Hoe werkt de spanningscurve
Tijdens het laden neemt de spanning van de batterij toe, en tijdens het ontladen neemt de spanning af. Hoe dit precies verloopt, verschilt per batterijtype:
- Lithium-ijzerfosfaat (LFP) batterijen hebben een relatief vlakke spanningscurve: de spanning blijft lang vrijwel constant en zakt pas aan het einde snel weg. Dit maakt het moeilijker om de SoC nauwkeurig te schatten zonder geavanceerde metingen.
- NMC- en NCA-batterijen hebben een iets steilere curve, waardoor de spanning meer lineair daalt met de ontlading.
- Loodzuurbatterijen hebben een sterk variabele curve die gevoelig is voor belasting en temperatuur.
Waarom is de spanningscurve belangrijk
- BMS-afstemming: het Battery Management System gebruikt de spanningscurve om te bepalen hoeveel energie er nog beschikbaar is.
- Capaciteitsberekening: de vorm van de curve bepaalt hoeveel van de energie praktisch bruikbaar is.
- Levensduurbeheer: door binnen een bepaald spanningsbereik te blijven, kan degradatie worden beperkt.
Voorbeeld
Een LFP-cel heeft een spanningscurve van ongeveer 3,65 V bij volledig geladen tot 2,5 V bij ontladen. Het grootste deel van de ontlaadcyclus blijft de spanning rond de 3,2 – 3,3 V, waardoor de curve bijna vlak is.

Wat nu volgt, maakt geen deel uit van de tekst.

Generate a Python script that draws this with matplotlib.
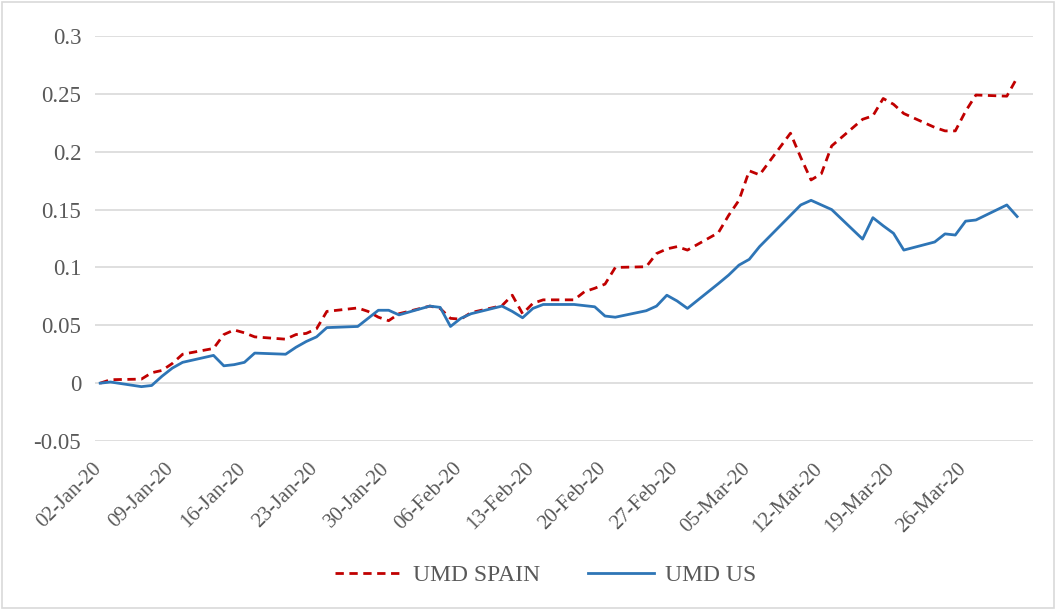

Toepassing in thuisbatterijen
In residentiële thuisbatterijen wordt de spanningscurve gebruikt om het laad- en ontlaadproces optimaal te sturen. Een goede kennis van de curve maakt het mogelijk om slim te bepalen welk deel van de capaciteit wordt benut, zodat de batterij langer meegaat zonder dat de gebruiker merkbaar energie verliest.
Samenvatting
De spanningscurve laat zien hoe de spanning van een batterij zich gedraagt tijdens laden en ontladen. Het is een essentiële parameter voor capaciteit, prestaties en levensduur. Voor thuisbatterijen helpt de spanningscurve bij het nauwkeurig inschatten van de SoC en bij het optimaliseren van de benutbare energie.